TASK STATEMENT
Nothing but the lines from the line that contains "What seaborn and" through the line that contains "42.2, 43.8, 45.0, 46.0, 46.9, 47.8]" should appear in the output, each reproduced exactly.

EXTRACTED ENTRIES

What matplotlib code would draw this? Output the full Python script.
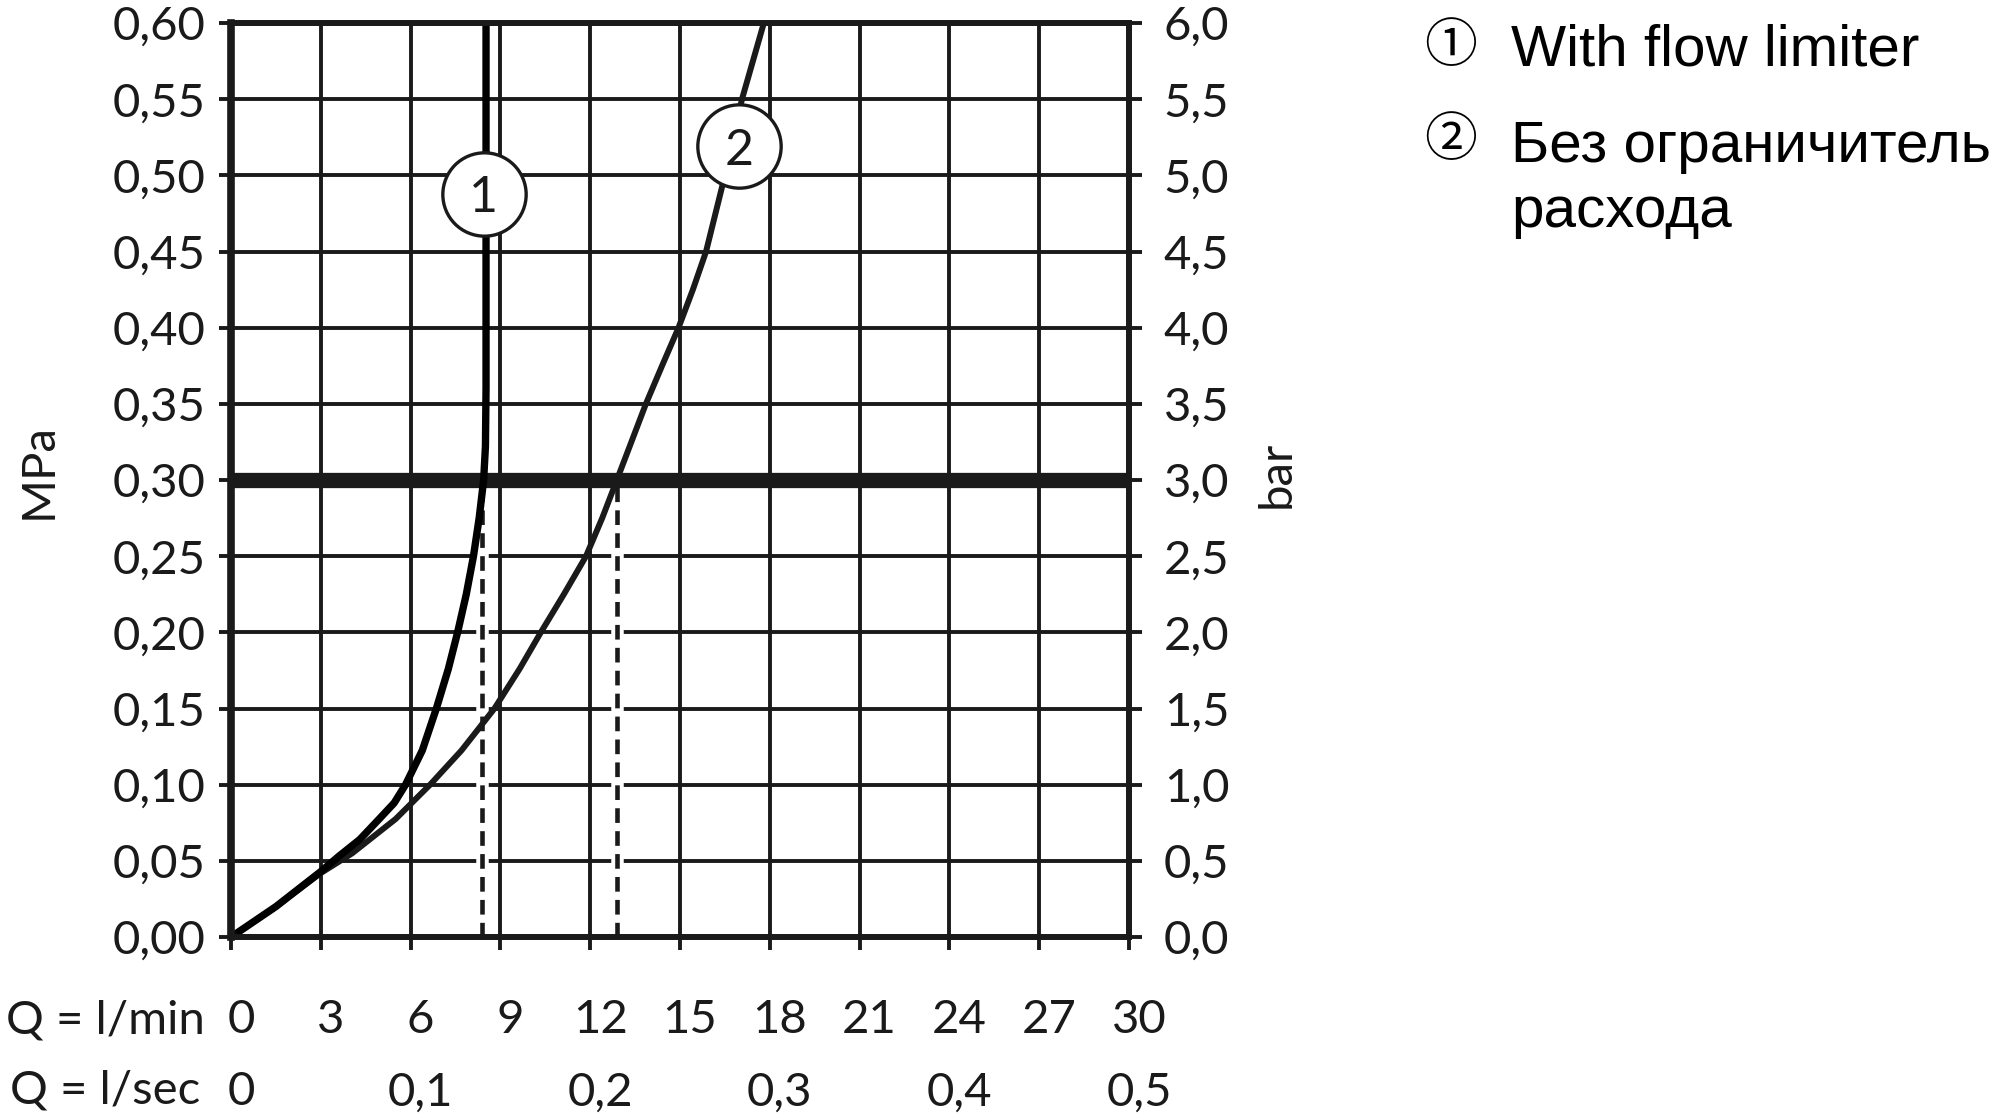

* * *

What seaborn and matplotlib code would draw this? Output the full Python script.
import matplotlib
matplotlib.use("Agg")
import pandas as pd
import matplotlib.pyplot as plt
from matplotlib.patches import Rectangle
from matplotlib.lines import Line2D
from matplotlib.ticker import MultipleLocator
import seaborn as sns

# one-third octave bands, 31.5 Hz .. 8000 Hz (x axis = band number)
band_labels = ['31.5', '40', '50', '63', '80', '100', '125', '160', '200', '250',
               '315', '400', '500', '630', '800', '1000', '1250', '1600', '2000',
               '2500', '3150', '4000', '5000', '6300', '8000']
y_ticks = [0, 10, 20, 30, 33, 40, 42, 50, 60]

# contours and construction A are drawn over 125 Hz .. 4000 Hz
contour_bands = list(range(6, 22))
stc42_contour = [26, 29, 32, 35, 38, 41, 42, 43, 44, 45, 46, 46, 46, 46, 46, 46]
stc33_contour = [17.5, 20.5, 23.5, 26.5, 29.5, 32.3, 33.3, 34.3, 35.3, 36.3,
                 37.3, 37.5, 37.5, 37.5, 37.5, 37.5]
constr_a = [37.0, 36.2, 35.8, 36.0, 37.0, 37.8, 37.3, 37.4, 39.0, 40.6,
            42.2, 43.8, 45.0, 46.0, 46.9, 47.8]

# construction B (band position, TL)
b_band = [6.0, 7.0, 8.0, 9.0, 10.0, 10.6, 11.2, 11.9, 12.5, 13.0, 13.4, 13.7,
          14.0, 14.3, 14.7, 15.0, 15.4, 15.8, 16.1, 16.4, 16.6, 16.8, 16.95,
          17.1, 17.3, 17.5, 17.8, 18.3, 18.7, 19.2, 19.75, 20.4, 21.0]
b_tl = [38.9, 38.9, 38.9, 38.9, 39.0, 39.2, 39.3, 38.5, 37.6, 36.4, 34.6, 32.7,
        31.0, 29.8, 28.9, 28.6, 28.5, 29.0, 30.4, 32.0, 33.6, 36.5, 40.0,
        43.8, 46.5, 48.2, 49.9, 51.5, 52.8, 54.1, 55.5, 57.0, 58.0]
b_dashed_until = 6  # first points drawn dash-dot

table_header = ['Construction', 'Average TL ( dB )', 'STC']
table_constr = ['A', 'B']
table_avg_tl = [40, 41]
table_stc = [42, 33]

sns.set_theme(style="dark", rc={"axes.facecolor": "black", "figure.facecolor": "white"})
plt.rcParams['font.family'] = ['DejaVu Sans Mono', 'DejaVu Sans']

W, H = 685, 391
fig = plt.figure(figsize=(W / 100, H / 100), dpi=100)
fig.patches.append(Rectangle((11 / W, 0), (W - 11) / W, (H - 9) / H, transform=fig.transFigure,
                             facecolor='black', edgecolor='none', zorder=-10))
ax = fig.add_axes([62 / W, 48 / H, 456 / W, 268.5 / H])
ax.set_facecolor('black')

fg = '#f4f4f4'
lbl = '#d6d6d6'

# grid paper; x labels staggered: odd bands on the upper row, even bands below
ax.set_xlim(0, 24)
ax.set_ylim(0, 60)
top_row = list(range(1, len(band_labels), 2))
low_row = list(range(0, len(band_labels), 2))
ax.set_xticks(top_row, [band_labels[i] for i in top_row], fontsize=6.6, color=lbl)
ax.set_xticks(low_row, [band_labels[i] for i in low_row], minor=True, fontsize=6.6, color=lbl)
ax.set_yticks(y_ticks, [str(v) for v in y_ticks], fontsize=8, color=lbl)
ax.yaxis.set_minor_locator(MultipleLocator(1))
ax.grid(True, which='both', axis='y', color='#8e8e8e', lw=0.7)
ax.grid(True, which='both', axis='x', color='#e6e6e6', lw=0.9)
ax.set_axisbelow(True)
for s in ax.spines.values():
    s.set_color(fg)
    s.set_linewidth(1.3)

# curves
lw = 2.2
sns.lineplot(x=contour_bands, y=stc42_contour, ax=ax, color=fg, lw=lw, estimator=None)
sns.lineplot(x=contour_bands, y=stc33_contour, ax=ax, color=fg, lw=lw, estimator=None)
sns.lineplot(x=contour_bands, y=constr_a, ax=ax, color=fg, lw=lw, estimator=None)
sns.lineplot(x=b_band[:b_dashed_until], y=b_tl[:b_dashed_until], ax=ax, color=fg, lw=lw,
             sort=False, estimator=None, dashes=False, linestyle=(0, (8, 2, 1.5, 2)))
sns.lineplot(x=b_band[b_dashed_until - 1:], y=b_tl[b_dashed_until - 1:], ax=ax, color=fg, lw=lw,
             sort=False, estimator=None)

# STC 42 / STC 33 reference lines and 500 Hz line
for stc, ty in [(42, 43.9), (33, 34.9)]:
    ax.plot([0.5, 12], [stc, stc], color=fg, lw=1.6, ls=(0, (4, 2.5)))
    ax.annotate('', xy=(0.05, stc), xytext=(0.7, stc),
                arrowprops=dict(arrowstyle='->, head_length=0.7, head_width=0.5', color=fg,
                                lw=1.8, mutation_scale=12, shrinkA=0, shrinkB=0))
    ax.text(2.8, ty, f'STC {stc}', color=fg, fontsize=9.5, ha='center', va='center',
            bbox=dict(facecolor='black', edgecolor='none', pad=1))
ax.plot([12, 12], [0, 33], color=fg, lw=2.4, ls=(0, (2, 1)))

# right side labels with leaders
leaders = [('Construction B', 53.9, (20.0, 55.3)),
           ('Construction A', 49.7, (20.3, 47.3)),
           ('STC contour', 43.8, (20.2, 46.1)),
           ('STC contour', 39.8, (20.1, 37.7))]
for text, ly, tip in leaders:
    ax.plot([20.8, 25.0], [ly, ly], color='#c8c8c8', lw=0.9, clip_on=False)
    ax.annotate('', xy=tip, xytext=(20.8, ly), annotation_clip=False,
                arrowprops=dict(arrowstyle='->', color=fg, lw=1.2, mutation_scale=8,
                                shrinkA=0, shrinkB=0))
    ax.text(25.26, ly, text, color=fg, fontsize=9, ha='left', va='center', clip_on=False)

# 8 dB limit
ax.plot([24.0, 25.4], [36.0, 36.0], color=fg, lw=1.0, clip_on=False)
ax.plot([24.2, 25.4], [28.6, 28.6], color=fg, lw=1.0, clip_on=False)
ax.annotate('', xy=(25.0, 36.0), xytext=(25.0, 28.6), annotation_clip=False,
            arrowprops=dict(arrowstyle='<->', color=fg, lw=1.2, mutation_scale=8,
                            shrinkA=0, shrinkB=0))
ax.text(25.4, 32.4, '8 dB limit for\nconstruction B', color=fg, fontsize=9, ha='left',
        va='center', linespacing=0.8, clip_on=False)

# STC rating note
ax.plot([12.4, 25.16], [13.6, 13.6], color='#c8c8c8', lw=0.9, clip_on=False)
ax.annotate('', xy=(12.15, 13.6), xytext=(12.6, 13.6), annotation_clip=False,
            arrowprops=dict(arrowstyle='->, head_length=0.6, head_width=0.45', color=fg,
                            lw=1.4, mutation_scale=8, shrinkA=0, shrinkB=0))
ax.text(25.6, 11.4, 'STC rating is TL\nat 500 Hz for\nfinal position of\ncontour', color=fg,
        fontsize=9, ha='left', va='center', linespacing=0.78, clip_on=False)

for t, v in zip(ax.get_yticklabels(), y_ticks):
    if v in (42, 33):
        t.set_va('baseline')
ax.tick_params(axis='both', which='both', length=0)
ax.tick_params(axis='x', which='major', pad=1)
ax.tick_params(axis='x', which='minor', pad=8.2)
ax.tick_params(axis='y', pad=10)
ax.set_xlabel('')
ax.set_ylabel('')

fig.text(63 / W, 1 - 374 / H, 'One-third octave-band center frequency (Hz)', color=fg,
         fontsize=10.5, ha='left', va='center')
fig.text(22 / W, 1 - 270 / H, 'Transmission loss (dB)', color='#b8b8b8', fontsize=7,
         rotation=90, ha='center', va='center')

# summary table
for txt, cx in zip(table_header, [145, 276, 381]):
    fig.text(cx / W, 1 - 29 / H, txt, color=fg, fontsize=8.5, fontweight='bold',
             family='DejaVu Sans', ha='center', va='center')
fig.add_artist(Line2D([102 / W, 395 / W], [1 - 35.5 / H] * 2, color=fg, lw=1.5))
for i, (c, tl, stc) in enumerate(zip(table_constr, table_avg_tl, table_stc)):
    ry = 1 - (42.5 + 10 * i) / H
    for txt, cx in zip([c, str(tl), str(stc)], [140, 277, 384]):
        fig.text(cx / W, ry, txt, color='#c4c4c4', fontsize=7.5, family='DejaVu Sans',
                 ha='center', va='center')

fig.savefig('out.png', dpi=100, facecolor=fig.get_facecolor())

==

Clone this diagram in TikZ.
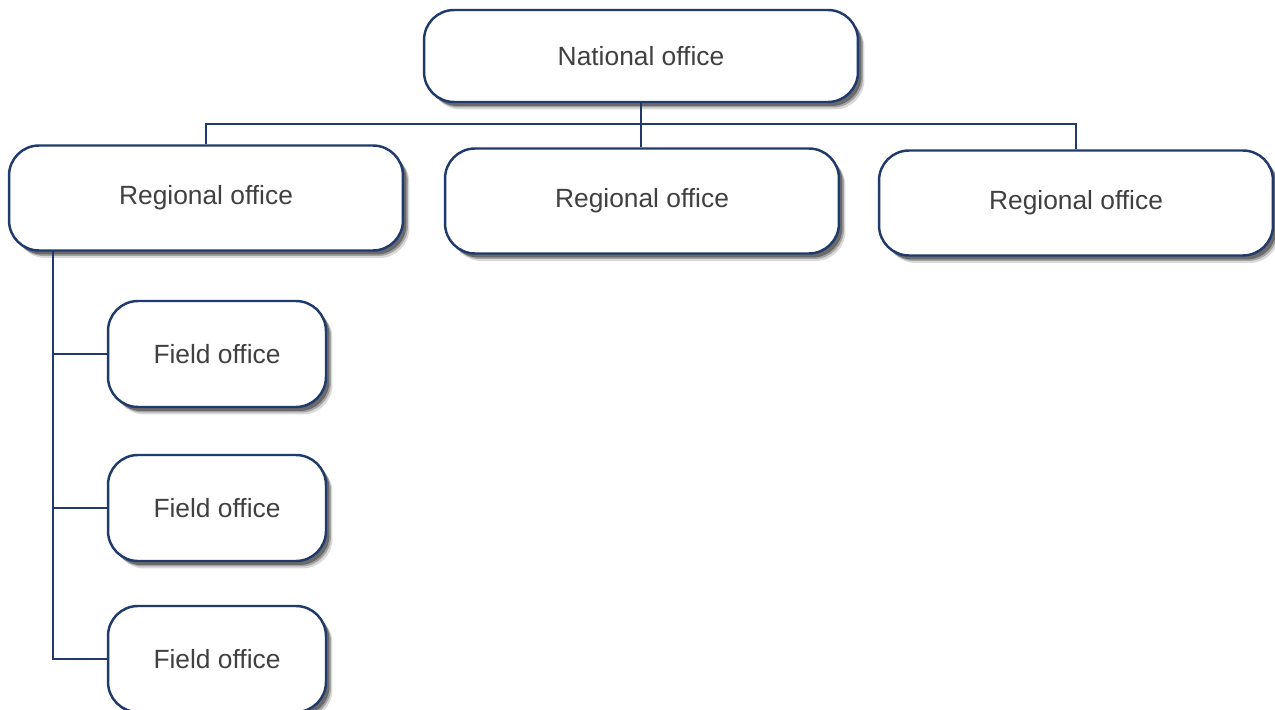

COMPLETE RESPONSE
What seaborn and matplotlib code would draw this? Output the full Python script.
import matplotlib
matplotlib.use("Agg")
import pandas as pd
import matplotlib.pyplot as plt
from matplotlib.patches import Rectangle
from matplotlib.lines import Line2D
from matplotlib.ticker import MultipleLocator
import seaborn as sns

# one-third octave bands, 31.5 Hz .. 8000 Hz (x axis = band number)
band_labels = ['31.5', '40', '50', '63', '80', '100', '125', '160', '200', '250',
               '315', '400', '500', '630', '800', '1000', '1250', '1600', '2000',
               '2500', '3150', '4000', '5000', '6300', '8000']
y_ticks = [0, 10, 20, 30, 33, 40, 42, 50, 60]

# contours and construction A are drawn over 125 Hz .. 4000 Hz
contour_bands = list(range(6, 22))
stc42_contour = [26, 29, 32, 35, 38, 41, 42, 43, 44, 45, 46, 46, 46, 46, 46, 46]
stc33_contour = [17.5, 20.5, 23.5, 26.5, 29.5, 32.3, 33.3, 34.3, 35.3, 36.3,
                 37.3, 37.5, 37.5, 37.5, 37.5, 37.5]
constr_a = [37.0, 36.2, 35.8, 36.0, 37.0, 37.8, 37.3, 37.4, 39.0, 40.6,
            42.2, 43.8, 45.0, 46.0, 46.9, 47.8]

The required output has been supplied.